No último GE, 18 de julho, estivemos mais uma vez discutindo questões de Hubert Godard, dessa vez através do texto Le Geste Manquant (O Gesto Faltante) – texto em que Godard faz relação do gesto com a psicanálise. Bom, o texto não tem tradução para português, mas temos a dupla sorte de termos no GE a Silvia Soter, que morou muitos anos na França e inclusive conheceu pessoalmente o Godard, e Eléonore Guisnet, “francesa original”, portanto dispensa comentários. Funcionou assim: Soter ia lendo e traduzindo diretamente para português; nos momentos em que algo truncava Guisnet socorria (com todos os artifícios gestuais, mímicos... enfim, o problema da tradução).
Como, para mim, francês é ultra mandarim, não vou me arriscar a traduzir nem mesmo afirmar colocações de Godard. Vale ressaltar que não tive acesso ao texto escrito... somente ouvi a tradução e fiz uns rabiscos no caderno de pontos que marcaram a discussão e me fizeram pensar em coisas outras. Alguns desses pontos, acredito, escapam ao próprio texto, mas chegou de alguma forma por conta dele e seu em torno. Vou transcrevê-los como aparecem no caderno...
Podemos então comentá-los sem fidelidade ao texto pelo exercício do desdobramento. Aqui faço um convite a quem possa interessar a manter as dobras:
- Godard parece querer discutir a relação entre gesto e carga simbólica, evidenciando sempre que toda ação simbólica surge de uma experiência concreta anterior. Ex.: O gesto de negar (gesto com a mão) está relacionado à experiência de empurrar algo com as mãos, afastar do corpo. Ou seja, a forma como se nega algo está relacionado a uma experiência de corpo no mundo;
- Sendo o gesto advindo de uma experiência física/concreta mais do que uma “kinesfera” e uma “dinamosfera” como apresentou Laban, segundo Godard, nós seríamos portadores de uma “gestosfera“, que é singular às experiências de cada indivíduo, portanto irregular, disforme;
- Imagem corporal se constrói na relação com o mundo e é constituída de caráter simbólico e afetivo. Sendo assim podemos fazer relação entre imagem corporal e gestosfera, pois ambos se constituem frutos da experiência;
- Do ponto de vista da psicanálise X gesto, a noção de autonomia do indivíduo está relacionada desde o primeiro momento em que o bebê sai do eixo da mãe (o corte umbilical) e passa a se relacionar com a postura, o peso, a resistência a gravidade, o empurrar do chão, comer, se relacionar com objetos, etc.

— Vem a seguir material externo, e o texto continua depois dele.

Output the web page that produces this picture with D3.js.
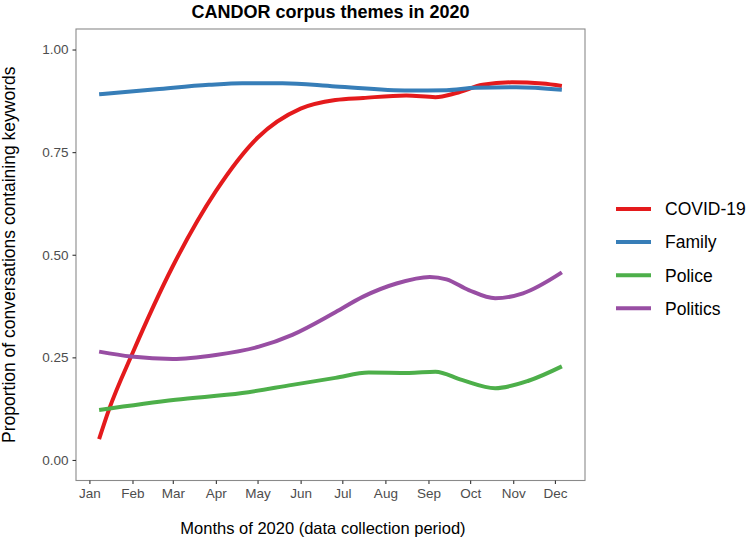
<!DOCTYPE html>
<html>
<head>
<meta charset="utf-8">
<script src="https://cdn.jsdelivr.net/npm/d3@7"></script>
<style>
  body { margin: 0; background: #fff; }
  text { font-family: "Liberation Sans", Arial, sans-serif; }
</style>
</head>
<body>
<script>
// series (date, proportion)
var themes = ['COVID-19', 'Family', 'Police', 'Politics'];
var colors = ['#E41A1C', '#377EB8', '#4DAF4A', '#984EA3'];

var covid = [
  ['2020-01-08', 0.051], ['2020-01-15', 0.122], ['2020-02-01', 0.260], ['2020-03-01', 0.472],
  ['2020-04-01', 0.655], ['2020-05-01', 0.785], ['2020-06-01', 0.856], ['2020-06-26', 0.877],
  ['2020-07-16', 0.882], ['2020-08-16', 0.888], ['2020-09-06', 0.884], ['2020-09-21', 0.894],
  ['2020-10-10', 0.914], ['2020-10-31', 0.920], ['2020-11-22', 0.917], ['2020-12-06', 0.911]
];
var family = [
  ['2020-01-08', 0.891], ['2020-02-18', 0.903], ['2020-03-27', 0.914], ['2020-04-20', 0.918],
  ['2020-05-19', 0.918], ['2020-06-26', 0.910], ['2020-08-18', 0.900], ['2020-09-14', 0.901],
  ['2020-10-05', 0.907], ['2020-11-03', 0.908], ['2020-12-06', 0.902]
];
var police = [
  ['2020-01-08', 0.122], ['2020-03-03', 0.147], ['2020-04-20', 0.163], ['2020-05-26', 0.183],
  ['2020-06-26', 0.200], ['2020-07-20', 0.213], ['2020-08-18', 0.212], ['2020-09-06', 0.215],
  ['2020-09-25', 0.195], ['2020-10-19', 0.175], ['2020-11-12', 0.193], ['2020-12-06', 0.228]
];
var politics = [
  ['2020-01-08', 0.264], ['2020-01-31', 0.252], ['2020-03-01', 0.246], ['2020-04-01', 0.256],
  ['2020-05-02', 0.276], ['2020-05-26', 0.305], ['2020-06-26', 0.360], ['2020-07-16', 0.398],
  ['2020-08-09', 0.430], ['2020-09-02', 0.446], ['2020-09-14', 0.440], ['2020-09-30', 0.414],
  ['2020-10-19', 0.394], ['2020-11-08', 0.406], ['2020-12-06', 0.457]
];
var y_ticks = [0, 0.25, 0.5, 0.75, 1];

var parse = d3.utcParse('%Y-%m-%d');
var series = [covid, family, police, politics].map(function(s, i) {
  return { name: themes[i], color: colors[i], values: s.map(d => ({ date: parse(d[0]), v: d[1] })) };
});

var width = 750, height = 542;
var panel = { left: 76, right: 585, top: 29, bottom: 480.5 };

var svg = d3.select('body').append('svg').attr('width', width).attr('height', height);

// x scale with ggplot style 5% expansion
var all_dates = [];
series.forEach(s => s.values.forEach(d => all_dates.push(d.date)));
var ext = d3.extent(all_dates);
var pad_ms = (ext[1] - ext[0]) * 0.05;
var x_scale = d3.scaleUtc()
  .domain([new Date(+ext[0] - pad_ms), new Date(+ext[1] + pad_ms)])
  .range([panel.left, panel.right]);
var y_scale = d3.scaleLinear().domain([-0.05, 1.05]).range([panel.bottom, panel.top]);

// lines
var line = d3.line()
  .x(d => x_scale(d.date))
  .y(d => y_scale(d.v))
  .curve(d3.curveMonotoneX);

svg.append('g').selectAll('path').data(series).enter().append('path')
  .attr('d', d => line(d.values))
  .attr('fill', 'none')
  .attr('stroke', d => d.color)
  .attr('stroke-width', 4);

// panel border
svg.append('rect')
  .attr('x', panel.left).attr('y', panel.top)
  .attr('width', panel.right - panel.left).attr('height', panel.bottom - panel.top)
  .attr('fill', 'none').attr('stroke', '#8a8a8a').attr('stroke-width', 1.1);

// axes
var months = d3.utcMonth.range(parse('2020-01-01'), parse('2020-12-02'));
var x_axis = svg.append('g').attr('transform', 'translate(0,' + panel.bottom + ')')
  .call(d3.axisBottom(x_scale).tickValues(months).tickFormat(d3.utcFormat('%b')).tickSize(3.5).tickPadding(4));
var y_axis = svg.append('g').attr('transform', 'translate(' + panel.left + ',0)')
  .call(d3.axisLeft(y_scale).tickValues(y_ticks).tickFormat(d3.format('.2f')).tickSize(3.5).tickPadding(4));
[x_axis, y_axis].forEach(function(a) {
  a.select('.domain').remove();
  a.selectAll('.tick line').attr('stroke', '#333').attr('stroke-width', 1.1);
  a.selectAll('.tick text').attr('fill', '#4d4d4d').style('font-size', '13.5px')
    .style('font-family', '"Liberation Sans", Arial, sans-serif');
});

// titles
svg.append('text').attr('x', (panel.left + panel.right) / 2).attr('y', 18)
  .attr('text-anchor', 'middle').style('font-size', '18px').style('font-weight', 'bold')
  .text('CANDOR corpus themes in 2020');
svg.append('text').attr('x', 323).attr('y', 534)
  .attr('text-anchor', 'middle').style('font-size', '16.5px')
  .text('Months of 2020 (data collection period)');
svg.append('text')
  .attr('transform', 'translate(15,' + ((panel.top + panel.bottom) / 2) + ') rotate(-90)')
  .attr('text-anchor', 'middle').style('font-size', '17.5px')
  .text('Proportion of conversations containing keywords');

// legend
var legend = svg.append('g').attr('transform', 'translate(616,209)');
var items = legend.selectAll('g').data(series).enter().append('g')
  .attr('transform', (d, i) => 'translate(0,' + (i * 33.1) + ')');
items.append('line').attr('x1', 0).attr('x2', 35).attr('y1', 0).attr('y2', 0)
  .attr('stroke', d => d.color).attr('stroke-width', 4);
items.append('text').attr('x', 49).attr('y', 6.3).style('font-size', '17.5px')
  .text(d => d.name);
</script>
</body>
</html>
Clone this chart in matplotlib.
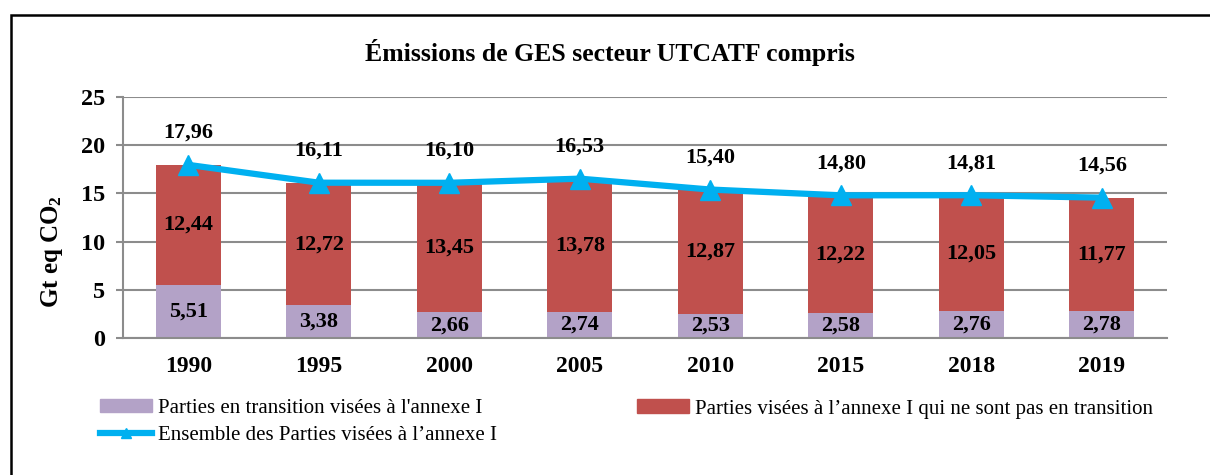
import matplotlib.pyplot as plt
import matplotlib.patches as mpatches
from matplotlib.lines import Line2D
import numpy as np

# Données (Gt eq CO2)
annees = ["1990", "1995", "2000", "2005", "2010", "2015", "2018", "2019"]
transition = [5.51, 3.38, 2.66, 2.74, 2.53, 2.58, 2.76, 2.78]
hors_transition = [12.44, 12.72, 13.45, 13.78, 12.87, 12.22, 12.05, 11.77]
ensemble = [17.96, 16.11, 16.10, 16.53, 15.40, 14.80, 14.81, 14.56]

plt.rcParams['font.family'] = ['Liberation Serif', 'DejaVu Serif']
plt.rcParams['mathtext.fontset'] = 'custom'
plt.rcParams['mathtext.rm'] = 'Liberation Serif:bold'
plt.rcParams['mathtext.it'] = 'Liberation Serif:bold'
plt.rcParams['mathtext.bf'] = 'Liberation Serif:bold'

c_violet = "#B3A2C7"
c_rouge = "#C0504D"
c_bleu = "#00B0F0"
c_grille = "#8C8C8C"

fig = plt.figure(figsize=(12.1, 4.75), dpi=100)
ax = fig.add_axes([0.1017, 0.2884, 0.8628, 0.5074])

x = np.arange(len(annees))
ax.bar(x, transition, width=0.5, color=c_violet, zorder=2)
ax.bar(x, hors_transition, width=0.5, bottom=transition, color=c_rouge, zorder=2)
ax.plot(x, ensemble, color=c_bleu, lw=4.5, marker='^', markersize=14, zorder=3)

# Etiquettes
for i in range(len(annees)):
    ax.text(x[i], transition[i] / 2, f"{transition[i]:.2f}".replace(".", ","),
            ha='center', va='center', fontsize=16, fontweight='bold', zorder=4)
    ax.text(x[i], transition[i] + hors_transition[i] / 2,
            f"{hors_transition[i]:.2f}".replace(".", ","),
            ha='center', va='center', fontsize=16, fontweight='bold', zorder=4)
    ax.annotate(f"{ensemble[i]:.2f}".replace(".", ","), (x[i], ensemble[i]),
                xytext=(0, 23), textcoords='offset points',
                ha='center', va='center', fontsize=16, fontweight='bold')

ax.set_xlim(-0.5, len(annees) - 0.5)
ax.set_ylim(0, 25)
ax.set_yticks([0, 5, 10, 15, 20, 25])
ax.set_xticks(x)
ax.set_xticklabels(annees)
ax.tick_params(axis='x', length=0, pad=13, labelsize=17)
ax.tick_params(axis='y', length=5, width=1.5, color=c_grille, pad=8, labelsize=17.5)
for lab in ax.get_xticklabels() + ax.get_yticklabels():
    lab.set_fontweight('bold')

ax.grid(axis='y', color=c_grille, lw=1.5, zorder=0)
for s in ['top', 'right']:
    ax.spines[s].set_visible(False)
ax.spines['left'].set_color(c_grille)
ax.spines['left'].set_linewidth(1.5)
ax.spines['bottom'].set_color(c_grille)
ax.spines['bottom'].set_linewidth(1.5)

ax.set_ylabel(r"Gt eq CO$_2$", fontsize=18, fontweight='bold')
ax.yaxis.set_label_coords(-0.056, 0.36)

fig.text(0.504, 0.89, "Émissions de GES secteur UTCATF compris",
         ha='center', va='center', fontsize=18.5, fontweight='bold')

# Légende
h1 = mpatches.Patch(color=c_violet, label="Parties en transition visées à l'annexe I")
h2 = Line2D([], [], color=c_bleu, lw=4.5, marker='^', markersize=7,
            label="Ensemble des Parties visées à l’annexe I")
h3 = mpatches.Patch(color=c_rouge, label="Parties visées à l’annexe I qui ne sont pas en transition")
opts = dict(frameon=False, fontsize=15, handlelength=2.5, handleheight=0.65,
            handletextpad=0.3, labelspacing=0.4, borderpad=0, borderaxespad=0)
fig.legend(handles=[h1, h2], loc='center left', bbox_to_anchor=(100 / 1210, 1 - 422 / 475), **opts)
fig.legend(handles=[h3], loc='center left', bbox_to_anchor=(637 / 1210, 1 - 409 / 475), **opts)

# Cadre
fig.patches.append(mpatches.Rectangle((11 / 1210, -0.2), 1.2, 1.2 - 15 / 475,
                                      transform=fig.transFigure, fill=False,
                                      edgecolor='black', lw=1.8))

plt.savefig("out.png")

- Lembro que falei de uma relação “heterautonoma” (heteronomia X autonomia) ou uma “autonomia intransitiva”: o bebê passa a não depender mais diretamente da mãe para se relacionar no espaço mas passa a operar dentro de um jogo de codenpendências ao outro, que é sempre por vir, impossível de ser apreendido. Sendo assim, o eu (indivíduo, self, sujeito...) se diz autônomo porém é pertencente a um jogo de alteridade. Nesse sentido, todo self é exteroceptivo. O dito “eu” que converso comigo mesmo (que se diz lá dentro) é um outro (exterior) como quem esse outro eu conversa. Eu-outro, interior-exterior, se confundem... mas, politicamente, me parece interessante perceber esse jogo relacional como outro-outro.
- Seria possível pensar a gestosfera como uma ética corporal? Modo de operação/relação com o mundo. Experiência – alteridade – corpo – postura – carga simbólica...
- Já que o gesto está imbricado o fator ético, como não cair no risco da leitura do corpo? Como aquelas dicas e cursos de “psico-RH” que diz quais posturas e gestos são mais adequados numa entrevista de trabalho ou numa negociação com o cliente... “etiqueta”. Talvez, seja o caso de discutir sobre a não restituição do gesto.
- Falamos no GE que o gesto se diferencia de movimento justamente porque gesto se constitui na relação/tensão com o outro. Mas seria possível pensar num movimento isolado do outro? Que movimento escaparia ao jogo de co-dependência? Pensar nessa premissa também não parece admitir “gesto” como uma intenção de encerrar significado ou regulador da comunicação? - regulador aqui não deve ser entendido negativamente... regulador como mecanismos de intenção/desejo.
Não conseguimos terminar a leitura/tradução do texto... muito porque íamos parando para discutir coisas. Godard tem sido um grande parceiro para desdobrarmos questões sobre o gesto. Essas observações que transcrevi são super anotações e rabiscos pessoais. Podemos desdobrar essas questões ou trazer outras, associá-las. Semana que vem retornaremos a Godard em outro texto, dessa vez em português, intitulado "Olhar cego" - entrevista concedida a Suely Rolnik. Enquanto isso, façamos rabiscos em cima de rabiscos.